Noté que el Defensor y su grupo ya iban por el segundo tetra de vino (al menos) y de golpe, como si el calor hubiera saturado la térmica de la razón, de apacible vacacionera, salté como resorte para tomar parte en el asunto. En un segundo me vi parada al lado del Defensor. Lo insté a que se mandara a mudar. Nadie necesitaba semejante agresión. Me contestó que el punga estaba robando y molestando, lo cual era mentira. El que estaba molestando y rompiendo la tranquilidad era él, atemorizando a todos con una gran paliza. Me temblaron las piernas. Pero dio resultado. Mansito se volvió a su esquina y la arenga empezó contra mi: "Morocha, buscate un hombre..." y no sé qué otras cosas dijo, ya ni recuerdo porque del pavor sólo atiné a contestarle una guarrada y me senté en mi mantita simulando coraje y tranquilidad.
Fui blanco de insultos por un rato más, que dejaron en claro mi falta de compañía masculina. Rápidamente la plaza retomó el ritmo del feriado y mis latidos, el ritmo del arrepentimiento. Estaba completamente sola, ni un comentario ni una mirada de apoyo. ¿Cómo me iba de ahí? ¿Podría escabullirme sana y salva? Al rato vi que el pibe vendedor se iba.

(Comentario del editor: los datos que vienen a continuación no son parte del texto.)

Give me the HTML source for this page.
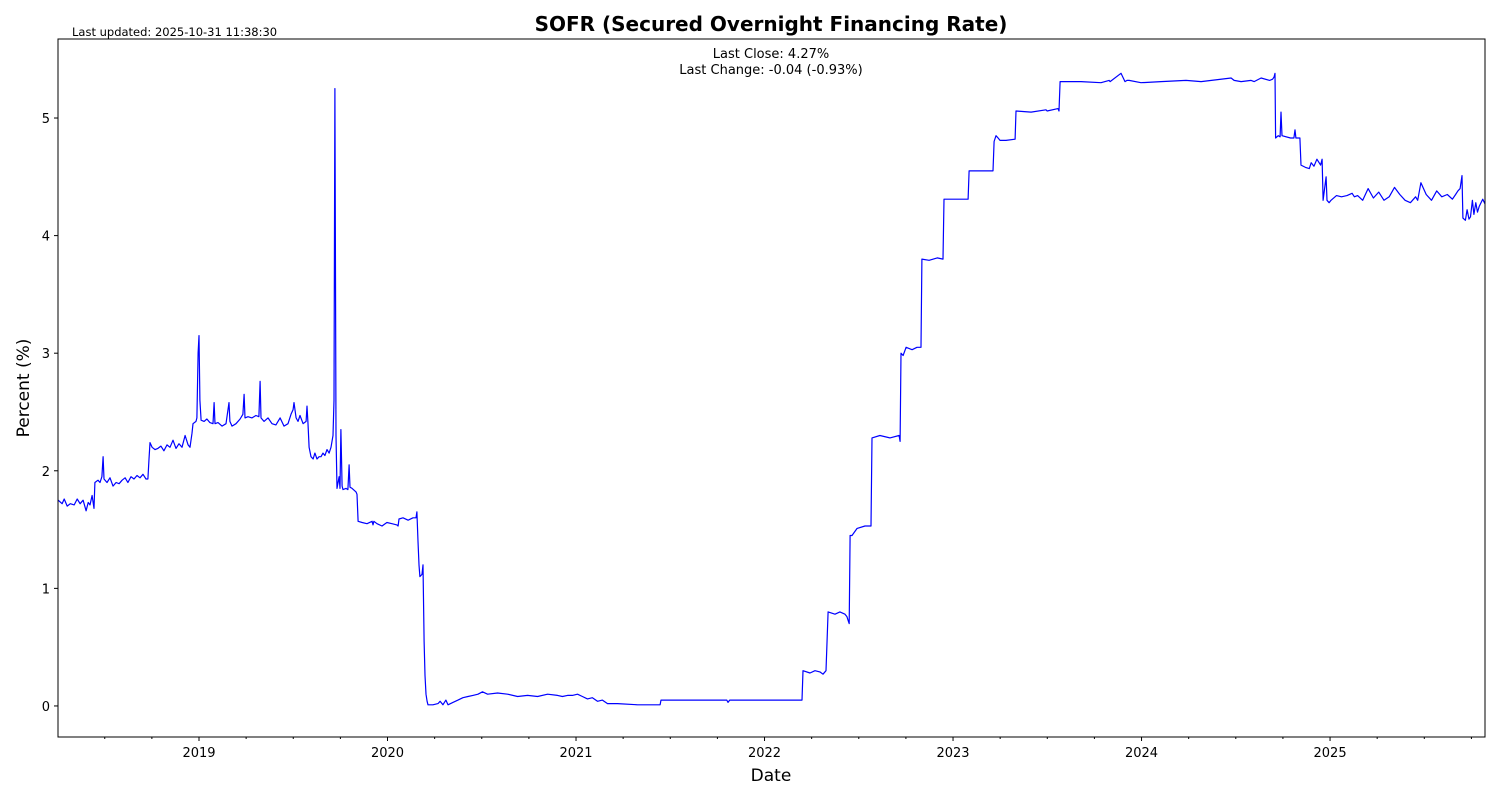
<!DOCTYPE html>
<html><head><meta charset="utf-8"><style>
body{margin:0;background:#fff;}
svg{display:block;font-family:"DejaVu Sans","Liberation Sans",sans-serif;}
</style></head><body>
<svg id="chart" width="1500" height="800">
<rect width="1500" height="800" fill="#fff"/>
<text x="771" y="31" text-anchor="middle" font-size="20" font-weight="bold">SOFR (Secured Overnight Financing Rate)</text>
<text x="72" y="36" font-size="11.5">Last updated: 2025-10-31 11:38:30</text>
<text x="771" y="58" text-anchor="middle" font-size="13">Last Close: 4.27%</text>
<text x="771" y="74" text-anchor="middle" font-size="13">Last Change: -0.04 (-0.93%)</text>
<text x="771" y="781" text-anchor="middle" font-size="17">Date</text>
<text transform="translate(29,388) rotate(-90)" text-anchor="middle" font-size="17">Percent (%)</text>
<g id="ticks"></g>
<polyline id="line" fill="none" stroke="#0000ff" stroke-width="1.2" stroke-linejoin="round"/>
<rect x="58" y="39" width="1427" height="698" fill="none" stroke="#000" stroke-width="1"/>
</svg>
<script>
// readings: [decimal year, rate %]
const readings = [
[2018.253,1.75],[2018.274,1.72],[2018.285,1.76],[2018.301,1.70],[2018.317,1.72],[2018.338,1.71],[2018.354,1.76],[2018.369,1.72],[2018.385,1.75],[2018.401,1.66],[2018.412,1.73],[2018.422,1.71],[2018.433,1.79],[2018.443,1.68],[2018.448,1.90],
[2018.464,1.92],[2018.475,1.90],[2018.485,1.95],[2018.491,2.12],[2018.496,1.93],[2018.512,1.90],[2018.528,1.94],[2018.544,1.87],[2018.560,1.90],[2018.576,1.89],[2018.592,1.92],[2018.608,1.94],[2018.623,1.90],[2018.639,1.95],[2018.655,1.93],[2018.671,1.96],[2018.687,1.94],[2018.703,1.97],[2018.719,1.93],[2018.729,1.93],
[2018.735,2.10],[2018.740,2.24],[2018.751,2.20],[2018.767,2.18],[2018.782,2.19],[2018.798,2.21],[2018.814,2.17],[2018.830,2.22],[2018.846,2.20],[2018.862,2.26],[2018.878,2.19],[2018.894,2.23],[2018.910,2.20],[2018.926,2.30],[2018.942,2.22],[2018.952,2.20],[2018.963,2.32],[2018.968,2.40],[2018.984,2.42],[2018.989,2.45],
[2018.995,3.00],[2019.000,3.15],[2019.005,2.60],[2019.011,2.43],[2019.027,2.42],[2019.042,2.44],[2019.058,2.41],[2019.074,2.40],[2019.080,2.58],[2019.085,2.40],[2019.101,2.41],[2019.122,2.38],[2019.143,2.40],[2019.159,2.58],[2019.164,2.42],[2019.175,2.38],[2019.196,2.40],[2019.218,2.44],[2019.233,2.48],[2019.239,2.65],[2019.244,2.45],
[2019.260,2.46],[2019.281,2.45],[2019.302,2.47],[2019.318,2.46],[2019.324,2.76],[2019.329,2.45],[2019.345,2.42],[2019.366,2.45],[2019.387,2.40],[2019.408,2.39],[2019.430,2.45],[2019.451,2.38],[2019.472,2.40],[2019.488,2.48],[2019.499,2.52],[2019.504,2.58],[2019.515,2.45],[2019.525,2.42],[2019.536,2.47],[2019.552,2.40],[2019.568,2.42],
[2019.573,2.55],[2019.578,2.40],[2019.584,2.20],[2019.594,2.12],[2019.605,2.10],[2019.615,2.15],[2019.626,2.10],[2019.637,2.12],[2019.647,2.12],[2019.658,2.15],[2019.668,2.13],[2019.679,2.18],[2019.690,2.15],[2019.700,2.20],[2019.711,2.30],[2019.716,2.60],[2019.721,5.25],[2019.727,2.30],[2019.732,1.85],
[2019.743,1.95],[2019.748,1.85],[2019.753,2.35],[2019.759,1.87],[2019.764,1.84],[2019.780,1.85],[2019.790,1.84],[2019.796,2.05],[2019.801,1.86],[2019.812,1.85],[2019.833,1.82],[2019.838,1.80],[2019.844,1.57],[2019.865,1.56],[2019.891,1.55],[2019.918,1.57],[2019.923,1.54],[2019.928,1.57],
[2019.944,1.55],[2019.971,1.53],[2019.997,1.56],[2020.024,1.55],[2020.050,1.54],[2020.056,1.53],[2020.061,1.59],[2020.082,1.60],[2020.109,1.58],[2020.135,1.60],[2020.151,1.60],[2020.156,1.65],[2020.162,1.40],[2020.167,1.20],[2020.172,1.10],[2020.183,1.12],[2020.188,1.20],
[2020.194,0.55],[2020.199,0.26],[2020.204,0.10],[2020.210,0.04],[2020.215,0.01],[2020.241,0.01],[2020.268,0.02],[2020.279,0.04],[2020.294,0.01],[2020.310,0.05],[2020.321,0.01],[2020.347,0.03],[2020.374,0.05],[2020.400,0.07],[2020.427,0.08],[2020.453,0.09],[2020.480,0.10],
[2020.504,0.12],[2020.531,0.10],[2020.584,0.11],[2020.637,0.10],[2020.690,0.08],[2020.743,0.09],[2020.796,0.08],[2020.849,0.10],[2020.902,0.09],[2020.928,0.08],[2020.955,0.09],[2020.981,0.09],[2021.008,0.10],[2021.034,0.08],[2021.061,0.06],[2021.087,0.07],[2021.114,0.04],
[2021.140,0.05],[2021.167,0.02],[2021.220,0.02],[2021.326,0.01],[2021.446,0.01],[2021.451,0.05],[2021.690,0.05],[2021.800,0.05],[2021.806,0.03],[2021.815,0.05],[2022.008,0.05],[2022.164,0.05],[2022.199,0.05],[2022.204,0.30],[2022.241,0.28],[2022.268,0.30],[2022.294,0.29],[2022.310,0.27],[2022.326,0.30],
[2022.337,0.80],[2022.374,0.78],[2022.400,0.80],[2022.427,0.78],[2022.437,0.76],[2022.445,0.72],[2022.449,0.70],[2022.454,1.45],[2022.464,1.45],[2022.491,1.51],[2022.533,1.53],[2022.565,1.53],[2022.570,2.28],[2022.612,2.30],[2022.665,2.28],[2022.714,2.30],[2022.719,2.25],
[2022.724,3.00],[2022.735,2.98],[2022.751,3.05],[2022.783,3.03],[2022.809,3.05],[2022.830,3.05],[2022.835,3.80],[2022.873,3.79],[2022.916,3.81],[2022.947,3.80],[2022.952,4.31],[2023.016,4.31],[2023.080,4.31],[2023.085,4.55],[2023.149,4.55],[2023.212,4.55],[2023.218,4.80],
[2023.228,4.85],[2023.239,4.83],[2023.249,4.81],[2023.281,4.81],[2023.329,4.82],[2023.334,5.06],[2023.414,5.05],[2023.493,5.07],[2023.499,5.06],[2023.557,5.08],[2023.562,5.06],[2023.568,5.31],[2023.679,5.31],[2023.785,5.30],[2023.828,5.32],[2023.833,5.31],[2023.891,5.38],
[2023.912,5.31],[2023.923,5.32],[2023.934,5.32],[2023.997,5.30],[2024.103,5.31],[2024.236,5.32],[2024.316,5.31],[2024.475,5.34],[2024.491,5.32],[2024.528,5.31],[2024.581,5.32],[2024.597,5.31],[2024.634,5.34],[2024.680,5.32],[2024.695,5.33],[2024.703,5.35],[2024.708,5.38],
[2024.711,4.83],[2024.725,4.85],[2024.735,4.84],[2024.740,5.05],[2024.745,4.85],[2024.790,4.83],[2024.808,4.83],[2024.814,4.90],[2024.819,4.83],[2024.840,4.83],[2024.846,4.60],[2024.870,4.58],[2024.890,4.57],[2024.900,4.62],[2024.915,4.59],[2024.930,4.65],[2024.950,4.60],[2024.958,4.65],
[2024.963,4.30],[2024.979,4.50],[2024.984,4.30],[2024.995,4.28],[2025.005,4.30],[2025.034,4.34],[2025.061,4.33],[2025.090,4.34],[2025.117,4.36],[2025.129,4.33],[2025.146,4.34],[2025.173,4.30],[2025.202,4.40],[2025.230,4.32],[2025.258,4.37],[2025.286,4.30],[2025.314,4.33],
[2025.342,4.41],[2025.370,4.35],[2025.398,4.30],[2025.426,4.28],[2025.454,4.33],[2025.465,4.30],[2025.482,4.45],[2025.510,4.35],[2025.538,4.30],[2025.566,4.38],[2025.593,4.33],[2025.622,4.35],[2025.649,4.31],[2025.666,4.35],[2025.678,4.38],[2025.690,4.40],[2025.700,4.51],
[2025.705,4.15],[2025.718,4.13],[2025.727,4.22],[2025.737,4.14],[2025.745,4.16],[2025.755,4.30],[2025.763,4.18],[2025.773,4.28],[2025.782,4.20],[2025.792,4.25],[2025.810,4.31],[2025.822,4.27]
];
const years = readings.map(r => r[0]);
const values = readings.map(r => r[1]);
const yTicks = [0,1,2,3,4,5];
const xTickYears = [2019,2020,2021,2022,2023,2024,2025];
const x0=58,x1=1485,yTop=39,yBot=737;
const xMin=2018.252, xMax=2025.822, yMin=-0.264, yMax=5.672;
const X = v => x0 + (v - xMin) / (xMax - xMin) * (x1 - x0);
const Y = v => yBot - (v - yMin) / (yMax - yMin) * (yBot - yTop);
const NS="http://www.w3.org/2000/svg";
document.getElementById('line').setAttribute('points', years.map((t,i)=>X(t).toFixed(1)+','+Y(values[i]).toFixed(1)).join(' '));
const g=document.getElementById('ticks');
function mk(tag,attrs,txt){const e=document.createElementNS(NS,tag);for(const k in attrs)e.setAttribute(k,attrs[k]);if(txt!==undefined)e.textContent=txt;g.appendChild(e);return e;}
yTicks.forEach(v=>{
  const y=Y(v);
  const t=mk('line',{x1:x0-4,x2:x0,y1:y,y2:y,stroke:'#000'});
  
  
  const l=mk('text',{x:x0-8,y:y+5,'text-anchor':'end','font-size':'13'},String(v));
  
  
});
for(let yr=2018;yr<=2025;yr++){for(let q=0;q<4;q++){
  const t=yr+q/4; if(t<xMin||t>xMax)continue;
  const x=X(t); const major=q===0;
  const tk=mk('line',{x1:x,x2:x,y1:yBot,y2:yBot+(major?4:2),stroke:'#000'});
  
  
}}
xTickYears.forEach(yr=>{
  const l=mk('text',{x:X(yr),y:yBot+20,'text-anchor':'middle','font-size':'13'},String(yr));
  
  
});
</script>
</body></html>
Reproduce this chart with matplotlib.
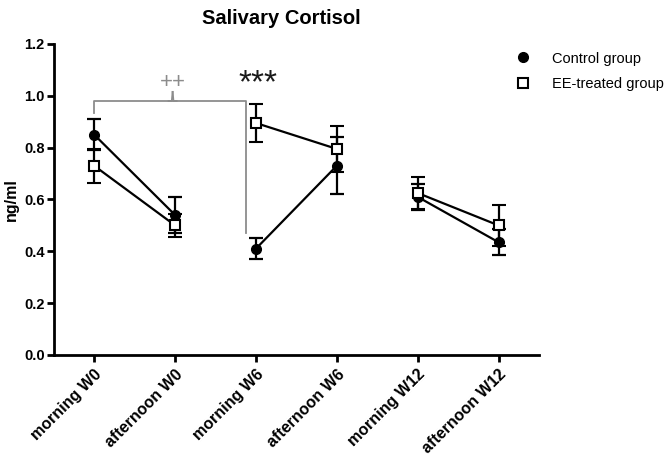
import numpy as np
import matplotlib.pyplot as plt
from matplotlib.lines import Line2D

plt.rcParams["font.family"] = ["Liberation Sans", "DejaVu Sans"]

# ====================== 数据 ======================
categories = ["morning W0", "afternoon W0", "morning W6",
              "afternoon W6", "morning W12", "afternoon W12"]
control_mean = [0.85, 0.54, 0.41, 0.73, 0.61, 0.435]
control_err = [0.06, 0.07, 0.04, 0.11, 0.05, 0.05]
ee_mean = [0.73, 0.50, 0.895, 0.795, 0.625, 0.50]
ee_err = [0.065, 0.045, 0.075, 0.09, 0.06, 0.08]
pairs = [(0, 1), (2, 3), (4, 5)]

x = np.arange(len(categories))

fig = plt.figure(figsize=(6.72, 4.58), dpi=100)
ax = fig.add_axes([0.080, 0.225, 0.722, 0.679])

lw = 1.6
for a, b in pairs:
    ax.plot([x[a], x[b]], [control_mean[a], control_mean[b]], color="black", lw=lw, zorder=2)
    ax.plot([x[a], x[b]], [ee_mean[a], ee_mean[b]], color="black", lw=lw, zorder=2)

ax.errorbar(x, control_mean, yerr=control_err, fmt="o", color="black", ms=7,
            elinewidth=lw, capsize=5, capthick=lw, zorder=3)
ax.errorbar(x, ee_mean, yerr=ee_err, fmt="s", color="black", mfc="white", mec="black",
            mew=1.5, ms=7, elinewidth=lw, capsize=5, capthick=lw, zorder=4)

# 显著性括号
gray = "#8c8c8c"
xr = 1.88
ax.plot([0, 0, xr, xr], [0.935, 0.98, 0.98, 0.47], color=gray, lw=1.3, zorder=1)
ax.plot([0.92, 0.96, 0.97], [0.98, 0.98, 1.015], color=gray, lw=1.3)
ax.plot([0.97, 0.98, 1.02], [1.015, 0.98, 0.98], color=gray, lw=1.3)
ax.text(0.97, 1.05, "++", color=gray, fontsize=16, ha="center", va="center")
ax.text(2.03, 1.045, "***", color="#1a1a1a", fontsize=24, ha="center", va="center")

ax.set_xlim(-0.5, 5.5)
ax.set_ylim(0, 1.2)
ax.set_yticks(np.arange(0, 1.21, 0.2))
ax.set_yticklabels([f"{v:.1f}" for v in np.arange(0, 1.21, 0.2)], fontweight="bold", fontsize=10.5)
ax.set_xticks(x)
ax.set_xticklabels(categories, rotation=45, ha="right", rotation_mode="anchor",
                   fontweight="bold", fontsize=11.5)
for s in ["top", "right"]:
    ax.spines[s].set_visible(False)
for s in ["left", "bottom"]:
    ax.spines[s].set_linewidth(2)
ax.tick_params(width=2, length=5, direction="out")
ax.tick_params(axis="y", pad=1.5)
ax.set_ylabel("ng/ml", fontweight="bold", fontsize=11.5, labelpad=4)
fig.text(281 / 672, 1 - 18 / 458, "Salivary Cortisol", fontweight="bold", fontsize=14.5,
         ha="center", va="center")

handles = [
    Line2D([], [], ls="none", marker="o", color="black", ms=7),
    Line2D([], [], ls="none", marker="s", mfc="white", mec="black", mew=1.5, ms=7),
]
ax.legend(handles, ["Control group", "EE-treated group"], loc="upper left",
          bbox_to_anchor=(0.737, 0.916), bbox_transform=fig.transFigure,
          frameon=False, fontsize=10.5, handletextpad=1.0, labelspacing=0.8)

plt.savefig("out.png", dpi=100)
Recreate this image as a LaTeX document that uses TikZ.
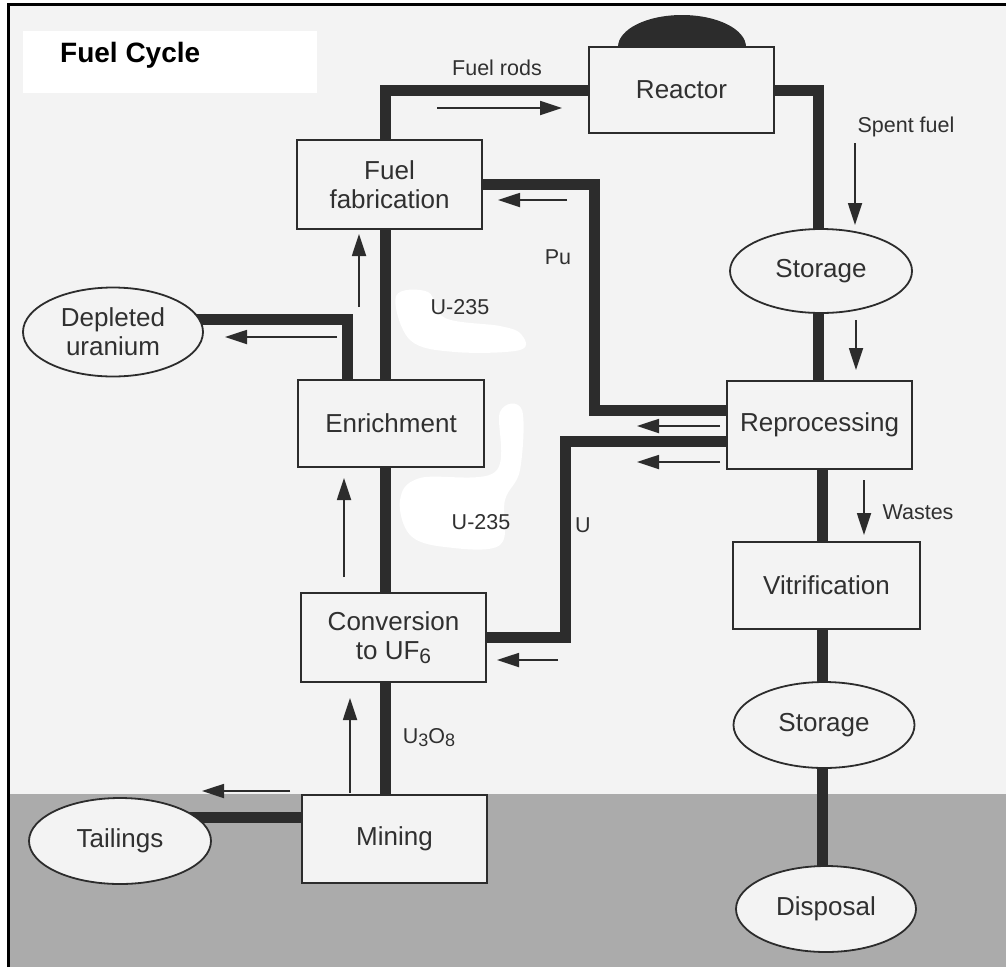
\documentclass[tikz,border=0pt]{standalone}
\usepackage{fontspec}
\setmainfont{Liberation Sans}
\usetikzlibrary{shapes.geometric,arrows.meta}
\pgfdeclarelayer{back}
\pgfdeclarelayer{bg}
\pgfsetlayers{back,bg,main}
\definecolor{paper}{HTML}{F3F3F3}
\definecolor{ground}{HTML}{ABABAB}
\definecolor{ink}{HTML}{2C2C2C}
\definecolor{txt}{HTML}{303030}
\begin{document}
\begin{tikzpicture}[x=1pt,y=-1pt,
  box/.style={draw=ink, line width=1.8pt, fill=paper, rectangle, inner sep=0pt, text=txt, font=\fontsize{26}{29}\selectfont, align=center},
  oval/.style={draw=ink, line width=1.8pt, fill=paper, ellipse, inner sep=0pt, text=txt, font=\fontsize{26}{29}\selectfont, align=center},
  pipe/.style={draw=ink, line width=11pt, line join=miter},
  flow/.style={draw=ink, line width=1.8pt, -{Triangle[length=22pt,width=14pt]}},
  lbl/.style={text=txt, font=\fontsize{21.5}{24}\selectfont, inner sep=0pt},
]
\useasboundingbox (0,0) rectangle (1006,967);

% ---------- background ----------
\begin{pgfonlayer}{back}
  \fill[white] (0,0) rectangle (1006,967);
  \fill[paper] (8,4.5) rectangle (1006,967);
  \fill[ground] (8,794) rectangle (1006,967);
  \fill[white] (23,31) rectangle (317,93);
  \fill[white] plot[smooth cycle, tension=0.6] coordinates {(396,296) (428,292) (445,318) (500,326) (521,334) (520,350) (455,352) (410,340)};
  \fill[white] plot[smooth cycle, tension=0.6] coordinates {(500,412) (522,410) (520,470) (505,500) (500,545) (445,547) (410,535) (400,500) (420,478) (495,472)};
  \draw[black, line width=3pt] (8,967) -- (8,4.5) -- (1006,4.5);
\end{pgfonlayer}

% ---------- title ----------
\node[font=\bfseries\fontsize{28}{30}\selectfont, text=black, anchor=west, inner sep=0pt] (title) at (60,55) {Fuel Cycle};

% ---------- process nodes ----------
\node[box, minimum width=185pt, minimum height=86pt] (reactor) at (681.5,90) {Reactor};
\node[box, minimum width=185pt, minimum height=89pt] (fab) at (389.5,184.5) {Fuel\\fabrication};
\node[box, minimum width=186pt, minimum height=87pt] (enr) at (391,423.5) {Enrichment};
\node[box, minimum width=185pt, minimum height=89pt] (conv) at (393.5,637.5) {Conversion\\to UF\raisebox{-4pt}{\fontsize{21}{21}\selectfont 6}};
\node[box, minimum width=185pt, minimum height=88pt] (mining) at (394.5,839) {Mining};
\node[box, minimum width=185pt, minimum height=88pt] (rep) at (819.5,425) {Reprocessing};
\node[box, minimum width=187pt, minimum height=87pt] (vit) at (826.5,585.5) {Vitrification};

\node[oval, minimum width=182pt, minimum height=84pt] (st1) at (821,271) {Storage};
\node[oval, minimum width=181pt, minimum height=86pt] (st2) at (824,725) {Storage};
\node[oval, minimum width=180pt, minimum height=86pt] (disp) at (826,909) {Disposal};
\node[oval, minimum width=180pt, minimum height=89pt] (dep) at (113,332) {Depleted\\uranium};
\node[oval, minimum width=182pt, minimum height=86pt] (tail) at (120,841) {Tailings};

% ---------- labels ----------
\node[lbl] (lrods) at (497,68) {Fuel rods};
\node[lbl] (lspent) at (906,127) {Spent fuel};
\node[lbl] (lpu) at (558,257) {Pu};
\node[lbl] (lu1) at (460,307) {U-235};
\node[lbl] (lu2) at (481,522) {U-235};
\node[lbl] (lu) at (583,525) {U};
\node[lbl] (lwaste) at (918,512) {Wastes};
\node[lbl] (lu3o8) at (429,738) {U\raisebox{-3pt}{\fontsize{18}{18}\selectfont 3}O\raisebox{-3pt}{\fontsize{18}{18}\selectfont 8}};

% ---------- pipe guide coordinates ----------
\coordinate (sx) at (385,0);
\coordinate (rx1) at (818,0);
\coordinate (rx2) at (822,0);
\coordinate (puy) at (0,410);
\coordinate (pux) at (594,0);
\coordinate (uy) at (0,441);
\coordinate (ux) at (565,0);
\coordinate (dx) at (347,0);
\coordinate (dy) at (0,319);
\coordinate (ty) at (0,817);

% ---------- thick pipes (behind nodes) ----------
\begin{pgfonlayer}{bg}
  \fill[ink] (618,47) arc[start angle=180, end angle=360, x radius=64, y radius=32] -- cycle;
  \draw[pipe] (sx |- mining.center) |- (reactor.center);
  \draw[pipe] (reactor.center) -| (rx1 |- st1.center);
  \draw[pipe] (rx1 |- st1.center) -- (rx1 |- rep.center);
  \draw[pipe] (rx2 |- rep.center) -- (rx2 |- disp.center);
  \draw[pipe] (rep.center |- puy) -| (pux |- fab.center) -- (fab.center);
  \draw[pipe] (rep.center |- uy) -| (ux |- conv.center) -- (conv.center);
  \draw[pipe] (dx |- enr.center) |- (dep.center |- dy);
  \draw[pipe] (mining.center |- ty) -- (tail.center |- ty);
\end{pgfonlayer}

% ---------- thin flow arrows ----------
\coordinate (a1s) at (437,108);  \coordinate (a1e) at (562,108);
\coordinate (a2s) at (855,143);  \coordinate (a2e) at (855,225);
\coordinate (a3s) at (567,200);  \coordinate (a3e) at (498,200);
\coordinate (a4s) at (856,320);  \coordinate (a4e) at (856,370);
\coordinate (a5s) at (720,426);  \coordinate (a5e) at (637,426);
\coordinate (a6s) at (720,462);  \coordinate (a6e) at (637,462);
\coordinate (a7s) at (864,480);  \coordinate (a7e) at (864,535);
\coordinate (a8s) at (558,660);  \coordinate (a8e) at (497,660);
\coordinate (a9s) at (344,577);  \coordinate (a9e) at (344,478);
\coordinate (a10s) at (359,307); \coordinate (a10e) at (359,234);
\coordinate (a11s) at (337,337); \coordinate (a11e) at (225,337);
\coordinate (a12s) at (350,793); \coordinate (a12e) at (350,698);
\coordinate (a13s) at (290,791); \coordinate (a13e) at (202,791);
\draw[flow] (a1s) -- (a1e);
\draw[flow] (a2s) -- (a2e);
\draw[flow] (a3s) -- (a3e);
\draw[flow] (a4s) -- (a4e);
\draw[flow] (a5s) -- (a5e);
\draw[flow] (a6s) -- (a6e);
\draw[flow] (a7s) -- (a7e);
\draw[flow] (a8s) -- (a8e);
\draw[flow] (a9s) -- (a9e);
\draw[flow] (a10s) -- (a10e);
\draw[flow] (a11s) -- (a11e);
\draw[flow] (a12s) -- (a12e);
\draw[flow] (a13s) -- (a13e);
\end{tikzpicture}
\end{document}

No pude recostarme nuevamente. Con el rabillo del ojo medía el momento más oportuno para mi partida. Con impotencia y bronca no tanto por mi descanso trunco como por mi estúpida intervención, estaba dispuesta a irme cuando un alma caritativa o curiosa se apiadó de mí y vino a mi lado. Sí, por suerte era un alma masculina. Ya no era necesaria mi partida. En un principio, como en una especie de trance de revancha, sentí que estaba callando a aquel bocón. Después, la charla fue fluyendo y la presencia amenzadora del bocón a mis espaldas se esfumó, como las sombras proyectadas por el sol de la tarde que iba cayendo detrás de los árboles e iluminaba de naranja los ojos azules de mi compañía.